* Task brief
Only the lines from the top of the listing below to the line that has "from bokeh.resources import INLINE" should be echoed, with both ends kept and pictures left out.
+++++
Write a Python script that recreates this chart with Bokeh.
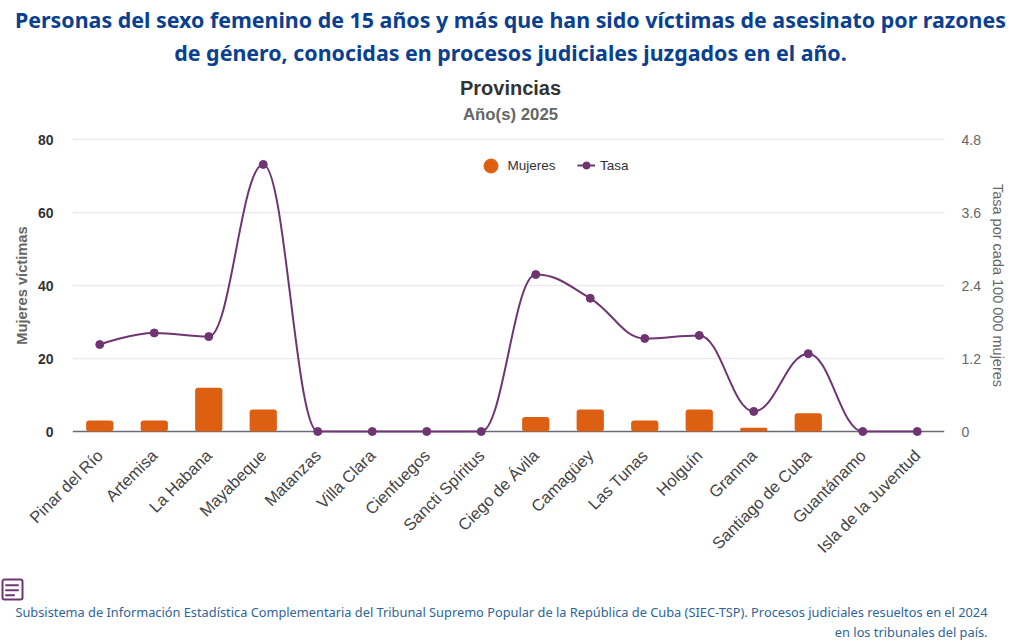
from bokeh.plotting import figure
from bokeh.models import (Range1d, LinearAxis, FixedTicker, Label, Span, Legend, LegendItem,
                          BoxAnnotation, PolyAnnotation, ColumnDataSource)
from bokeh.embed import file_html
from bokeh.resources import INLINE

title_lines = ["Personas del sexo femenino de 15 años y más que han sido víctimas de asesinato por razones",
               "de género, conocidas en procesos judiciales juzgados en el año."]
subtitle = "Provincias"
years = "Año(s) 2025"
footer_lines = ["Subsistema de Información Estadística Complementaria del Tribunal Supremo Popular de la República de Cuba (SIEC-TSP). Procesos judiciales resueltos en el 2024",
                "en los tribunales del país."]
categories = ["Pinar del Río", "Artemisa", "La Habana", "Mayabeque", "Matanzas", "Villa Clara", "Cienfuegos",
              "Sancti Spíritus", "Ciego de Ávila", "Camagüey", "Las Tunas", "Holguín", "Granma",
              "Santiago de Cuba", "Guantánamo", "Isla de la Juventud"]
mujeres = [3, 3, 12, 6, 0, 0, 0, 0, 4, 6, 3, 6, 1, 5, 0, 0]
tasa = [1.43, 1.62, 1.56, 4.39, 0, 0, 0, 0, 2.58, 2.19, 1.53, 1.58, 0.33, 1.28, 0, 0]
left_ticks = [0, 20, 40, 60, 80]
right_ticks = [0, 1.2, 2.4, 3.6, 4.8]
right_tick_labels = ["0", "1.2", "2.4", "3.6", "4.8"]

W = 1020
HEAD_H, MAIN_H, FOOT_H = 129, 446, 65
PURPLE = "#6f3572"
ORANGE = "#dc5f12"
BLUE = "#0b3f8f"
SANS = "Liberation Sans"
pad = 80 * 6 / 292  # room around the plot area so markers are not clipped


def spline_segments(ys, smoothing=1.5):
    """Cubic control points of a monotone-clamped spline through the data values."""
    denom = smoothing + 1
    n = len(ys)
    left, right = [None] * n, [None] * n
    for i in range(n):
        x, y = float(i), ys[i]
        if i == 0 or i == n - 1:
            left[i] = right[i] = (x, y)
            continue
        ly, ny = ys[i - 1], ys[i + 1]
        lx_c = (smoothing * x + (x - 1)) / denom
        rx_c = (smoothing * x + (x + 1)) / denom
        ly_c = (smoothing * y + ly) / denom
        ry_c = (smoothing * y + ny) / denom
        corr = (ry_c - ly_c) * (rx_c - x) / (rx_c - lx_c) + y - ry_c
        ly_c += corr
        ry_c += corr
        if ly_c > ly and ly_c > y:
            ly_c = max(ly, y); ry_c = 2 * y - ly_c
        elif ly_c < ly and ly_c < y:
            ly_c = min(ly, y); ry_c = 2 * y - ly_c
        if ry_c > ny and ry_c > y:
            ry_c = max(ny, y); ly_c = 2 * y - ry_c
        elif ry_c < ny and ry_c < y:
            ry_c = min(ny, y); ly_c = 2 * y - ry_c
        left[i], right[i] = (lx_c, ly_c), (rx_c, ry_c)
    return dict(
        x0=list(range(n - 1)), y0=ys[:-1], x1=list(range(1, n)), y1=ys[1:],
        cx0=[right[i][0] for i in range(n - 1)], cy0=[right[i][1] for i in range(n - 1)],
        cx1=[left[i + 1][0] for i in range(n - 1)], cy1=[left[i + 1][1] for i in range(n - 1)],
    )


def blank_figure(width, height):
    f = figure(width=width, height=height, output_backend="svg", toolbar_location=None,
               x_range=Range1d(0, 1), y_range=Range1d(0, 1), x_axis_type=None, y_axis_type=None,
               min_border=0, outline_line_color=None)
    f.grid.visible = False
    return f


def label(f, bottom, text, X, Y, size, color, font=SANS, style="normal", align="center"):
    f.add_layout(Label(x=X, y=bottom - Y, x_units="screen", y_units="screen", text=text,
                       text_align=align, text_baseline="middle", text_font=font, text_font_size=size,
                       text_font_style=style, text_color=color))


# header
head = blank_figure(W, HEAD_H)
label(head, HEAD_H, title_lines[0], 510, 19, "21.4px", BLUE, "Noto Sans", "bold")
label(head, HEAD_H, title_lines[1], 510, 52, "21.4px", BLUE, "Noto Sans", "bold")
label(head, HEAD_H, subtitle, 510, 87, "20px", "#333333", SANS, "bold")
label(head, HEAD_H, years, 510, 114, "16.8px", "#666666", SANS, "bold")

# main chart
p = figure(width=W, height=MAIN_H, output_backend="svg", toolbar_location=None,
           x_range=Range1d(-0.5, len(categories) - 0.5), y_range=Range1d(-pad, 80 + pad),
           min_border_left=72, min_border_right=76, min_border_top=4, min_border_bottom=138,
           frame_width=872, frame_height=304,
           outline_line_color=None, background_fill_color="white", border_fill_color="white")
p.extra_y_ranges = {"tasa": Range1d(-pad * 4.8 / 80, 4.8 + pad * 4.8 / 80)}

xa = p.xaxis[0]
xa.ticker = FixedTicker(ticks=list(range(len(categories))))
xa.major_label_overrides = {i: c for i, c in enumerate(categories)}
xa.major_label_orientation = 0.785398
xa.major_label_text_font = SANS
xa.major_label_text_font_size = "16.5px"
xa.major_label_text_color = "#444444"
xa.major_label_standoff = 15
xa.major_tick_out = 0
xa.major_tick_in = 0
xa.axis_line_color = None
xa.major_tick_line_color = None
xa.minor_tick_line_color = None
p.xgrid.visible = False

ya = p.yaxis[0]
ya.ticker = FixedTicker(ticks=left_ticks)
ya.axis_label = "Mujeres víctimas"
ya.axis_label_text_font = SANS
ya.axis_label_text_font_style = "bold"
ya.axis_label_text_font_size = "14.7px"
ya.axis_label_text_color = "#666666"
ya.axis_label_standoff = 5
ya.major_label_text_font = SANS
ya.major_label_text_font_style = "bold"
ya.major_label_text_font_size = "14px"
ya.major_label_text_color = "#333333"
ya.major_label_standoff = 19
ya.major_tick_out = 0
ya.major_tick_in = 0
ya.axis_line_color = None
ya.major_tick_line_color = None
ya.minor_tick_line_color = None
p.ygrid.ticker = FixedTicker(ticks=left_ticks[1:])
p.ygrid.grid_line_color = "#e9e9ee"
p.ygrid.grid_line_width = 1.5

ra = LinearAxis(y_range_name="tasa", ticker=FixedTicker(ticks=right_ticks),
                major_label_overrides=dict(zip(right_ticks, right_tick_labels)),
                axis_label="Tasa por cada 100 000 mujeres")
ra.axis_label_text_font = SANS
ra.axis_label_text_font_style = "normal"
ra.axis_label_text_font_size = "14.5px"
ra.axis_label_text_color = "#666666"
ra.axis_label_standoff = 6
ra.major_label_text_font = SANS
ra.major_label_text_font_size = "14px"
ra.major_label_text_color = "#666666"
ra.major_label_standoff = 17
ra.major_tick_out = 0
ra.major_tick_in = 0
ra.axis_line_color = None
ra.major_tick_line_color = None
ra.minor_tick_line_color = None
p.add_layout(ra, "right")

p.add_layout(Span(location=0, dimension="width", line_color="#6b6b78", line_width=1.5, level="underlay"))

p.vbar(x=list(range(len(categories))), top=mujeres, width=0.5, bottom=0, fill_color=ORANGE,
       line_color=None, border_radius=3)
src = ColumnDataSource(spline_segments(tasa))
tasa_curve = p.bezier(x0="x0", y0="y0", x1="x1", y1="y1", cx0="cx0", cy0="cy0", cx1="cx1", cy1="cy1", source=src,
                      line_color=PURPLE, line_width=2, y_range_name="tasa")
tasa_pts = p.scatter(x=list(range(len(categories))), y=tasa, size=8, marker="circle", fill_color=PURPLE,
                     line_color=PURPLE, y_range_name="tasa")
nan = float("nan")
leg_m = p.scatter([nan], [nan], marker="circle", fill_color=ORANGE, line_color=ORANGE)


def make_legend(lbl, rend, loc, gw, gh, standoff):
    return Legend(items=[LegendItem(label=lbl, renderers=rend)], location=loc, orientation="horizontal",
                  glyph_width=gw, glyph_height=gh, label_height=gh, border_line_color=None,
                  background_fill_alpha=0, padding=0, margin=0, spacing=0, label_standoff=standoff,
                  label_text_font=SANS, label_text_font_size="13.5px", label_text_color="#333333")


fy = 304 - 6 - (165 - 139)  # legend centre above frame bottom
p.add_layout(make_legend("Mujeres", [leg_m], (490 - 72 - 17.5, fy - 17.5), 35, 35, -5))
p.add_layout(make_legend("Tasa", [tasa_curve, tasa_pts], (577 - 72, fy - 9), 18, 18, 5))

# footer
foot = blank_figure(W, FOOT_H)
FB = HEAD_H + MAIN_H + FOOT_H
label(foot, FB, footer_lines[0], 987, 611, "12.8px", "#2f6496", "Noto Sans", "normal", "right")
label(foot, FB, footer_lines[1], 987, 631, "12.8px", "#2f6496", "Noto Sans", "normal", "right")

foot.add_layout(BoxAnnotation(left=2, right=22, top=FB - 579, bottom=FB - 599, left_units="screen",
                              right_units="screen", top_units="screen", bottom_units="screen",
                              fill_alpha=0, line_color=PURPLE, line_alpha=1, line_width=2, border_radius=2))
for x0, x1, y0 in [(5, 18, 584), (5, 18, 589), (5, 14, 594)]:
    foot.add_layout(PolyAnnotation(xs=[x0, x1, x1, x0],
                                   ys=[FB - y0, FB - y0, FB - y0 - 1.5, FB - y0 - 1.5],
                                   xs_units="screen", ys_units="screen", fill_color=PURPLE, fill_alpha=1,
                                   line_color=PURPLE, line_alpha=1, line_width=0.5))

open("out.html", "w").write(file_html([head, p, foot], INLINE))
+++++
* Worked solution
Write a Python script that recreates this chart with Bokeh.
from bokeh.plotting import figure
from bokeh.models import (Range1d, LinearAxis, FixedTicker, Label, Span, Legend, LegendItem,
                          BoxAnnotation, PolyAnnotation, ColumnDataSource)
from bokeh.embed import file_html
from bokeh.resources import INLINE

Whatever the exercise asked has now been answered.